WHAT TO DO> Gather all lines in the data that hold the string "standalone".

RAW DATA>
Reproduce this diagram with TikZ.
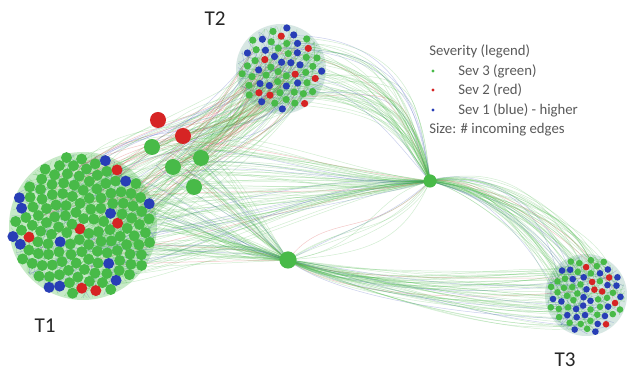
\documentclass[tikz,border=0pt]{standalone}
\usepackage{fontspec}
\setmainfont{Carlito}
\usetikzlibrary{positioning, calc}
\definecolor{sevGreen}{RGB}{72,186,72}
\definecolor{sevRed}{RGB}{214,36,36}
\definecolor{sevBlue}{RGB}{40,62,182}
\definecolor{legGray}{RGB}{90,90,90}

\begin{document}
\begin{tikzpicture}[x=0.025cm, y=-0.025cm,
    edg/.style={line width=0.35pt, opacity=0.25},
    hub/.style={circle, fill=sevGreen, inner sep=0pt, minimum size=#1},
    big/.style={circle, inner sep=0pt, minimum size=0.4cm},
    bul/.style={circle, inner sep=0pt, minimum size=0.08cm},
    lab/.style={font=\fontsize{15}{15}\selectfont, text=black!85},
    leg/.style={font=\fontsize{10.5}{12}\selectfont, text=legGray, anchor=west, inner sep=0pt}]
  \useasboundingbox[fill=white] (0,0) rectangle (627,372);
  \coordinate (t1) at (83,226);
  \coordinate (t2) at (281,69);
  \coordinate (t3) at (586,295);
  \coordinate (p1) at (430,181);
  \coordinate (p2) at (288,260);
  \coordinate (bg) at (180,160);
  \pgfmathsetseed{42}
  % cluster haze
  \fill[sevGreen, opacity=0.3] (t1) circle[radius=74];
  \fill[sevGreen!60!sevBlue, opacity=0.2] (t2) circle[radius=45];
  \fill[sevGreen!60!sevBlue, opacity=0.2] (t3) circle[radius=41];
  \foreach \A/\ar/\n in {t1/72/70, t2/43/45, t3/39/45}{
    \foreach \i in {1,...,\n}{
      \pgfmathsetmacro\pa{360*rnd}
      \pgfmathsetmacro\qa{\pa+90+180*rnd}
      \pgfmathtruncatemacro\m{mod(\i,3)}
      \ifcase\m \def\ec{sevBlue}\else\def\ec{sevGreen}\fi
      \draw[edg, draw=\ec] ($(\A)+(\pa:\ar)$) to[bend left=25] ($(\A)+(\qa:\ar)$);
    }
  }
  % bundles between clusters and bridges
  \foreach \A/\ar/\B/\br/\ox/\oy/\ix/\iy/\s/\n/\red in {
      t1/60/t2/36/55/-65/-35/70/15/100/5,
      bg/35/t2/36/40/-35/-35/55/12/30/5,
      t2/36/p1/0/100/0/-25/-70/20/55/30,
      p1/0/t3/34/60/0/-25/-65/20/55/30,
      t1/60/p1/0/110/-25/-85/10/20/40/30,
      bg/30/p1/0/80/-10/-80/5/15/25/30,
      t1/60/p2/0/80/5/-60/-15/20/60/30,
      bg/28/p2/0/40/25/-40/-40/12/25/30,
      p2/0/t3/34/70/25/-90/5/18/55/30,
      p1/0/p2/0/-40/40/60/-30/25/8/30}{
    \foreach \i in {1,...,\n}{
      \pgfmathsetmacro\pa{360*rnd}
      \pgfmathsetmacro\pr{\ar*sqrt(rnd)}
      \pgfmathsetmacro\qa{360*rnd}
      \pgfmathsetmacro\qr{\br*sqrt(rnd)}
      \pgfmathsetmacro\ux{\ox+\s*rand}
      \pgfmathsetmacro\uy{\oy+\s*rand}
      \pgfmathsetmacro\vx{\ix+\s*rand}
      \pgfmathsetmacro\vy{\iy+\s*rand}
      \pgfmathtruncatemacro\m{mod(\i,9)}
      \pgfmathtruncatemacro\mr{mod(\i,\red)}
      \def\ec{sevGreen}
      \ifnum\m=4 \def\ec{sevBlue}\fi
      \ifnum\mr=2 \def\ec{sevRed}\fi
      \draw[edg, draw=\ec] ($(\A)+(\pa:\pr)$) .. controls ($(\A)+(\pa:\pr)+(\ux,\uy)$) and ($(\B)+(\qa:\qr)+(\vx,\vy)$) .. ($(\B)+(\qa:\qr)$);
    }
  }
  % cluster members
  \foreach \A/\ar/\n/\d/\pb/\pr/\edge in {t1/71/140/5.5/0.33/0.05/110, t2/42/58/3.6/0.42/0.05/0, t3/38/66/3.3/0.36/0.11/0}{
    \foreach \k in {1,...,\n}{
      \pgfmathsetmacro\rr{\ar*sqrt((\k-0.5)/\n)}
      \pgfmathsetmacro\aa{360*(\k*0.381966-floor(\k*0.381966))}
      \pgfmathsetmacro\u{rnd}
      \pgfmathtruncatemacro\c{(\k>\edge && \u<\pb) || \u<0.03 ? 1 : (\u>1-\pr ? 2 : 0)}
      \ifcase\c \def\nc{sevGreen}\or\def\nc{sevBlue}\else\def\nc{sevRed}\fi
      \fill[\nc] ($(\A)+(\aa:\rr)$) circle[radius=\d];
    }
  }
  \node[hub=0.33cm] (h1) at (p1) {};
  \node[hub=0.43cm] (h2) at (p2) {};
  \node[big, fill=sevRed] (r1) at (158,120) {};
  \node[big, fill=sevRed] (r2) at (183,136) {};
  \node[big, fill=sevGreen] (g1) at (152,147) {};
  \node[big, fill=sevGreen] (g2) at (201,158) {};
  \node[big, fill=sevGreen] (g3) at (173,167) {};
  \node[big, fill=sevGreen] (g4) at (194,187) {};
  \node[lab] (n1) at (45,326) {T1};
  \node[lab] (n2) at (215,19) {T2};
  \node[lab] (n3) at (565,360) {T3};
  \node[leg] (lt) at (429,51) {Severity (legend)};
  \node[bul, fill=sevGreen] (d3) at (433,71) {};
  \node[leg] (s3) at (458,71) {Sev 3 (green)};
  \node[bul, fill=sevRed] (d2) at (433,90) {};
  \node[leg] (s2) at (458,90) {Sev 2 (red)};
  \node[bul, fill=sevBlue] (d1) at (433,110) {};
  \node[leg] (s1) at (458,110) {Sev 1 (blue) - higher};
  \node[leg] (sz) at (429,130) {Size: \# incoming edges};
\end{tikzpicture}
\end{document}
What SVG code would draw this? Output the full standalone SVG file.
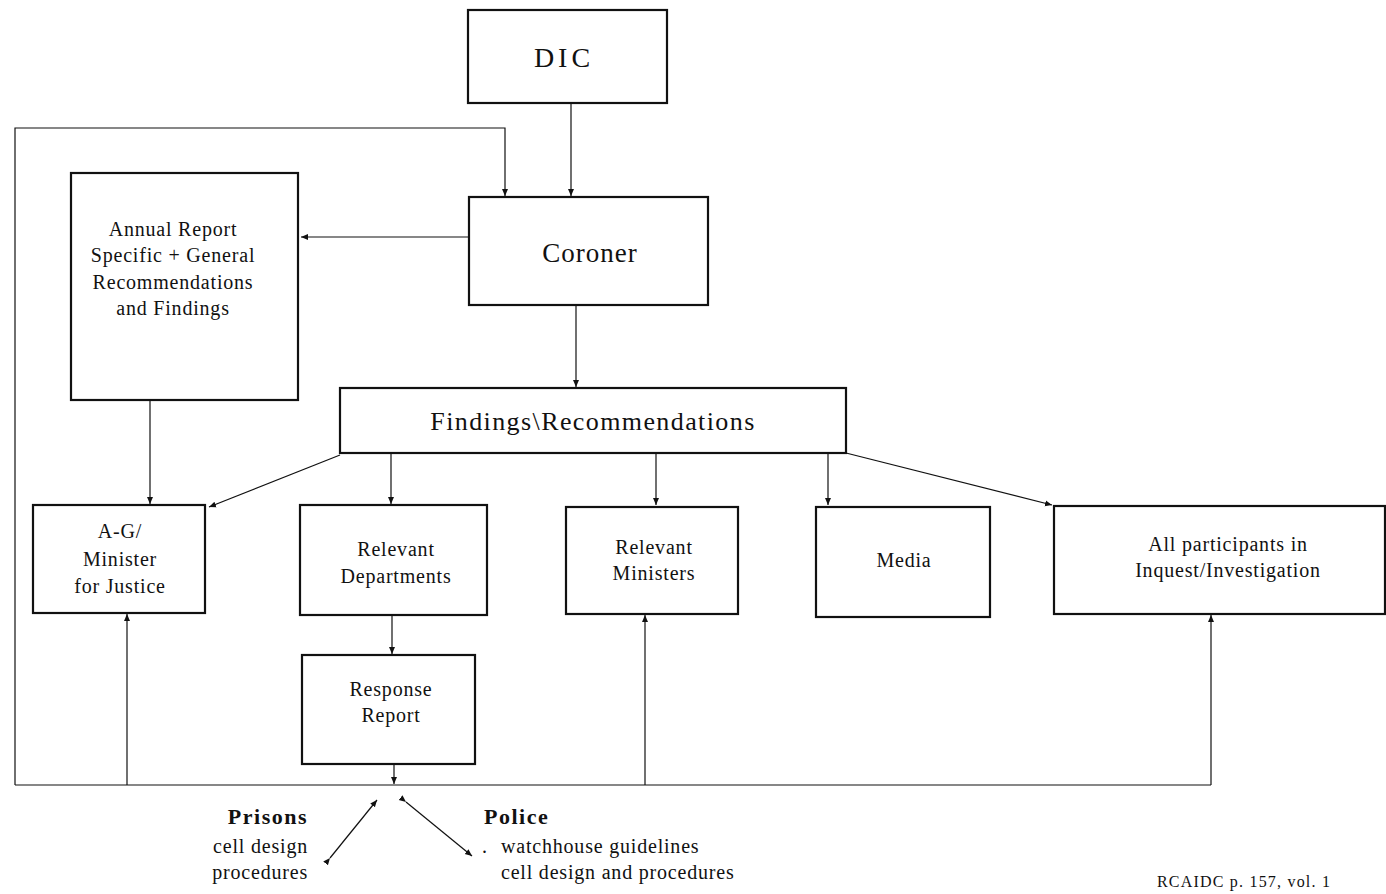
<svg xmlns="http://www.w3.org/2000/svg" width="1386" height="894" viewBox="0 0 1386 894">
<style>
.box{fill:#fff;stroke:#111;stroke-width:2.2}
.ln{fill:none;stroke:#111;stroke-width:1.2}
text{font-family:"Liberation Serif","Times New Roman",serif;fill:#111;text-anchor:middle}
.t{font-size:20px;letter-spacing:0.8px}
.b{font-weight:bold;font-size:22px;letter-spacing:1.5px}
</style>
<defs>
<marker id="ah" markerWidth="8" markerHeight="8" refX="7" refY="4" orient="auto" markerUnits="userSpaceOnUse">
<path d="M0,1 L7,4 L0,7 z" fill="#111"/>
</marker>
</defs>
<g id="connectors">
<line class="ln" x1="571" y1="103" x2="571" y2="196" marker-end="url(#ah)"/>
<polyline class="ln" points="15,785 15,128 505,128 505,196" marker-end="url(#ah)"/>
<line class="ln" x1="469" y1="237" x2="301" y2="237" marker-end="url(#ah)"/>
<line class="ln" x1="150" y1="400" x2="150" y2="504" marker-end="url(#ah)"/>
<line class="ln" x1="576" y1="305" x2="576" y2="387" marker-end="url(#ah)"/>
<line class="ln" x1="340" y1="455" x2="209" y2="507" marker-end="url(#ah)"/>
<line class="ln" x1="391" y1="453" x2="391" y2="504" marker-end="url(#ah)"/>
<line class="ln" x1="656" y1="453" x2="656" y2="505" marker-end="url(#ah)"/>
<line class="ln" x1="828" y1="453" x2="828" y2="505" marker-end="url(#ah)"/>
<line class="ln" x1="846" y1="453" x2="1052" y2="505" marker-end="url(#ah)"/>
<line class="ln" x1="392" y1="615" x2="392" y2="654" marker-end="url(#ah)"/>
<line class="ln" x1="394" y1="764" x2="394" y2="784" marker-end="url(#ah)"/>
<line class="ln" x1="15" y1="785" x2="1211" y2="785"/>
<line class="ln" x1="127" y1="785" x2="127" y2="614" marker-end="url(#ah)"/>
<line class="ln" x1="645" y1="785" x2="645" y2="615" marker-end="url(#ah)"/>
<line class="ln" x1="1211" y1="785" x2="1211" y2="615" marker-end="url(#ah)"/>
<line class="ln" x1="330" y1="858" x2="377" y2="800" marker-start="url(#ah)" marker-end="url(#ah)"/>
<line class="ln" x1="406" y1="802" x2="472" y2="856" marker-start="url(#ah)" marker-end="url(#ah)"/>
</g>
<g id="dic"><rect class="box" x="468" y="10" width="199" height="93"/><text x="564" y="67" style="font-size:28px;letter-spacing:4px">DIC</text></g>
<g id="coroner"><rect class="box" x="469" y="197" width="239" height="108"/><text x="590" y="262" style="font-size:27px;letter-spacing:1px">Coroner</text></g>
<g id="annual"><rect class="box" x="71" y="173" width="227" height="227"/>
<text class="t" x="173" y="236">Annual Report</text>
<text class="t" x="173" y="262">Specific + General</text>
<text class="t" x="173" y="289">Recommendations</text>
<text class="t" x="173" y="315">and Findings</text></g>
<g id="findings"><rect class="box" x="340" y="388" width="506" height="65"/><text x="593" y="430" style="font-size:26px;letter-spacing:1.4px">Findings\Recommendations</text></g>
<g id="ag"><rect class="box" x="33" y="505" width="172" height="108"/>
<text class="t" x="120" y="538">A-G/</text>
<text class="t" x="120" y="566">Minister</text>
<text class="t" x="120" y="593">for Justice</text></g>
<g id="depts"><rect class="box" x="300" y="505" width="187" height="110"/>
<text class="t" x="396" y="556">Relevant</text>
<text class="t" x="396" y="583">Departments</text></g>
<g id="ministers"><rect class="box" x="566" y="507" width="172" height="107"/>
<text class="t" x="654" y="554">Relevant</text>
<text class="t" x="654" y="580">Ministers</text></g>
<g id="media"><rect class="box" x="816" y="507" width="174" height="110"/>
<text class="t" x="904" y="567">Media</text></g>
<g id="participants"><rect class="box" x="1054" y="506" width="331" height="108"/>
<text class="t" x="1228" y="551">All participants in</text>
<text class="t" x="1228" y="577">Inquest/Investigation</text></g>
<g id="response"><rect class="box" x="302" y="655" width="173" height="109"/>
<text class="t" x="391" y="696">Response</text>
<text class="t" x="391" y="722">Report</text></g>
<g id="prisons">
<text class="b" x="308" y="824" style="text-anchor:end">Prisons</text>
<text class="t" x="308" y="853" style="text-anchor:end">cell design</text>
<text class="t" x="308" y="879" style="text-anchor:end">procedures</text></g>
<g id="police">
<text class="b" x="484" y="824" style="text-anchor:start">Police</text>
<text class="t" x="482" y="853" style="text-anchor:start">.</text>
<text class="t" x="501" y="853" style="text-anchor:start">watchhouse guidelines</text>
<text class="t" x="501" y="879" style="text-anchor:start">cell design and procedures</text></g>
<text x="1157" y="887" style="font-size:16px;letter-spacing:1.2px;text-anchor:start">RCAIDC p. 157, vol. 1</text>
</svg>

RESPONSE TO THE EXERCISE>
\documentclass[tikz,border=0pt]{standalone}
What SVG code would draw this? Output the full standalone SVG file.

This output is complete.